**AIM OF THE TASK**. Without the pictures, repeat the listing character for character.
· · · · ·
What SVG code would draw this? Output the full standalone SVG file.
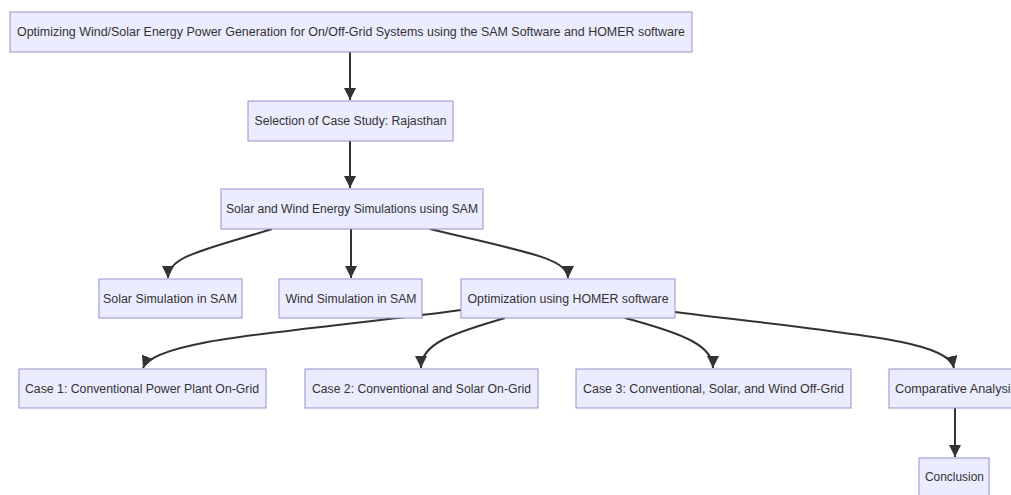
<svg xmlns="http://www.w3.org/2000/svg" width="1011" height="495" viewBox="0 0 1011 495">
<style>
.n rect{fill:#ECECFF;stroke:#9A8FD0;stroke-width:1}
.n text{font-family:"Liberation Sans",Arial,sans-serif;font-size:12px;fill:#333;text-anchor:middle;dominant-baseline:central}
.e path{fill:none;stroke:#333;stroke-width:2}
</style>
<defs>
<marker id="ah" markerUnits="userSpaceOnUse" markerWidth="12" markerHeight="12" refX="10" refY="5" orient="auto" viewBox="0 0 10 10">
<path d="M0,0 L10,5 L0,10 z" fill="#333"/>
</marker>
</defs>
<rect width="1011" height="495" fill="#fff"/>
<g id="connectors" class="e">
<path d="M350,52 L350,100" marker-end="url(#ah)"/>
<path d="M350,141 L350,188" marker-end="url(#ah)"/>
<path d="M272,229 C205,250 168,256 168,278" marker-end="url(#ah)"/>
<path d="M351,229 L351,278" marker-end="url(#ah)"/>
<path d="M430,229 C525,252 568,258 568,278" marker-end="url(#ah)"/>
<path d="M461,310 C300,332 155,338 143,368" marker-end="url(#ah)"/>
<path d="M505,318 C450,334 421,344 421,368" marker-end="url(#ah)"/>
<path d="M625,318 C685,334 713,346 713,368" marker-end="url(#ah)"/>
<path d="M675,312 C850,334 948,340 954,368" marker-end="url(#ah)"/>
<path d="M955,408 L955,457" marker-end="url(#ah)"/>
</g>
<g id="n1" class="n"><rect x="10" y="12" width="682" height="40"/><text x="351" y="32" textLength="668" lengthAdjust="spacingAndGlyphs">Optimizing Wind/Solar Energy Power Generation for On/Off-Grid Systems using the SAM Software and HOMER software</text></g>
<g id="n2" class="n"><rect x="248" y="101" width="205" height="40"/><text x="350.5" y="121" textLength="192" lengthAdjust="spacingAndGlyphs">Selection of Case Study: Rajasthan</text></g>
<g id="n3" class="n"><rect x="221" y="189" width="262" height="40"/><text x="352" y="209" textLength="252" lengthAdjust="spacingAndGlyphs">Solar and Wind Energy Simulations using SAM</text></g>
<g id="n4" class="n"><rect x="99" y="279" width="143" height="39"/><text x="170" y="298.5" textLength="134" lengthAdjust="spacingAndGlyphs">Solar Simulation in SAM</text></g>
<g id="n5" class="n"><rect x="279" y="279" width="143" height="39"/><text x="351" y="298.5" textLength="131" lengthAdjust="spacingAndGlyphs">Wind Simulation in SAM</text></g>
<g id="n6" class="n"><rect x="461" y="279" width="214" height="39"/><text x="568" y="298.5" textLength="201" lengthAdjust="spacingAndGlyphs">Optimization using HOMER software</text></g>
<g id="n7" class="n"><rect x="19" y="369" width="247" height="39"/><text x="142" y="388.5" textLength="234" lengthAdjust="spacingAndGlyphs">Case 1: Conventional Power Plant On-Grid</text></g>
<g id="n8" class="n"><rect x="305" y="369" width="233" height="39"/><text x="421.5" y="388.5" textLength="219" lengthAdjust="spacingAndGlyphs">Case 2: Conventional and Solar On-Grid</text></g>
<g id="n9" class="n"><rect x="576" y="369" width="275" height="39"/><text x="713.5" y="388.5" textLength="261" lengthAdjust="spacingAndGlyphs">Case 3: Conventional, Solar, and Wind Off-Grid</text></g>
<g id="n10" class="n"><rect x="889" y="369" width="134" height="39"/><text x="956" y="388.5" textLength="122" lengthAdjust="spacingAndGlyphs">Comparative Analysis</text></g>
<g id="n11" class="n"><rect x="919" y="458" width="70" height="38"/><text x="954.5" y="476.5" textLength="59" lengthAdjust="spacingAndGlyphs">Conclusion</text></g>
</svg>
· · · · ·
**ANSWER FOR THIS EXERCISE**.
What SVG code would draw this? Output the full standalone SVG file.
<svg xmlns="http://www.w3.org/2000/svg" width="1011" height="495" viewBox="0 0 1011 495">
<style>
.n rect{fill:#ECECFF;stroke:#9A8FD0;stroke-width:1}
.n text{font-family:"Liberation Sans",Arial,sans-serif;font-size:12px;fill:#333;text-anchor:middle;dominant-baseline:central}
.e path{fill:none;stroke:#333;stroke-width:2}
</style>
<defs>
<marker id="ah" markerUnits="userSpaceOnUse" markerWidth="12" markerHeight="12" refX="10" refY="5" orient="auto" viewBox="0 0 10 10">
<path d="M0,0 L10,5 L0,10 z" fill="#333"/>
</marker>
</defs>
<rect width="1011" height="495" fill="#fff"/>
<g id="connectors" class="e">
<path d="M350,52 L350,100" marker-end="url(#ah)"/>
<path d="M350,141 L350,188" marker-end="url(#ah)"/>
<path d="M272,229 C205,250 168,256 168,278" marker-end="url(#ah)"/>
<path d="M351,229 L351,278" marker-end="url(#ah)"/>
<path d="M430,229 C525,252 568,258 568,278" marker-end="url(#ah)"/>
<path d="M461,310 C300,332 155,338 143,368" marker-end="url(#ah)"/>
<path d="M505,318 C450,334 421,344 421,368" marker-end="url(#ah)"/>
<path d="M625,318 C685,334 713,346 713,368" marker-end="url(#ah)"/>
<path d="M675,312 C850,334 948,340 954,368" marker-end="url(#ah)"/>
<path d="M955,408 L955,457" marker-end="url(#ah)"/>
</g>
<g id="n1" class="n"><rect x="10" y="12" width="682" height="40"/><text x="351" y="32" textLength="668" lengthAdjust="spacingAndGlyphs">Optimizing Wind/Solar Energy Power Generation for On/Off-Grid Systems using the SAM Software and HOMER software</text></g>
<g id="n2" class="n"><rect x="248" y="101" width="205" height="40"/><text x="350.5" y="121" textLength="192" lengthAdjust="spacingAndGlyphs">Selection of Case Study: Rajasthan</text></g>
<g id="n3" class="n"><rect x="221" y="189" width="262" height="40"/><text x="352" y="209" textLength="252" lengthAdjust="spacingAndGlyphs">Solar and Wind Energy Simulations using SAM</text></g>
<g id="n4" class="n"><rect x="99" y="279" width="143" height="39"/><text x="170" y="298.5" textLength="134" lengthAdjust="spacingAndGlyphs">Solar Simulation in SAM</text></g>
<g id="n5" class="n"><rect x="279" y="279" width="143" height="39"/><text x="351" y="298.5" textLength="131" lengthAdjust="spacingAndGlyphs">Wind Simulation in SAM</text></g>
<g id="n6" class="n"><rect x="461" y="279" width="214" height="39"/><text x="568" y="298.5" textLength="201" lengthAdjust="spacingAndGlyphs">Optimization using HOMER software</text></g>
<g id="n7" class="n"><rect x="19" y="369" width="247" height="39"/><text x="142" y="388.5" textLength="234" lengthAdjust="spacingAndGlyphs">Case 1: Conventional Power Plant On-Grid</text></g>
<g id="n8" class="n"><rect x="305" y="369" width="233" height="39"/><text x="421.5" y="388.5" textLength="219" lengthAdjust="spacingAndGlyphs">Case 2: Conventional and Solar On-Grid</text></g>
<g id="n9" class="n"><rect x="576" y="369" width="275" height="39"/><text x="713.5" y="388.5" textLength="261" lengthAdjust="spacingAndGlyphs">Case 3: Conventional, Solar, and Wind Off-Grid</text></g>
<g id="n10" class="n"><rect x="889" y="369" width="134" height="39"/><text x="956" y="388.5" textLength="122" lengthAdjust="spacingAndGlyphs">Comparative Analysis</text></g>
<g id="n11" class="n"><rect x="919" y="458" width="70" height="38"/><text x="954.5" y="476.5" textLength="59" lengthAdjust="spacingAndGlyphs">Conclusion</text></g>
</svg>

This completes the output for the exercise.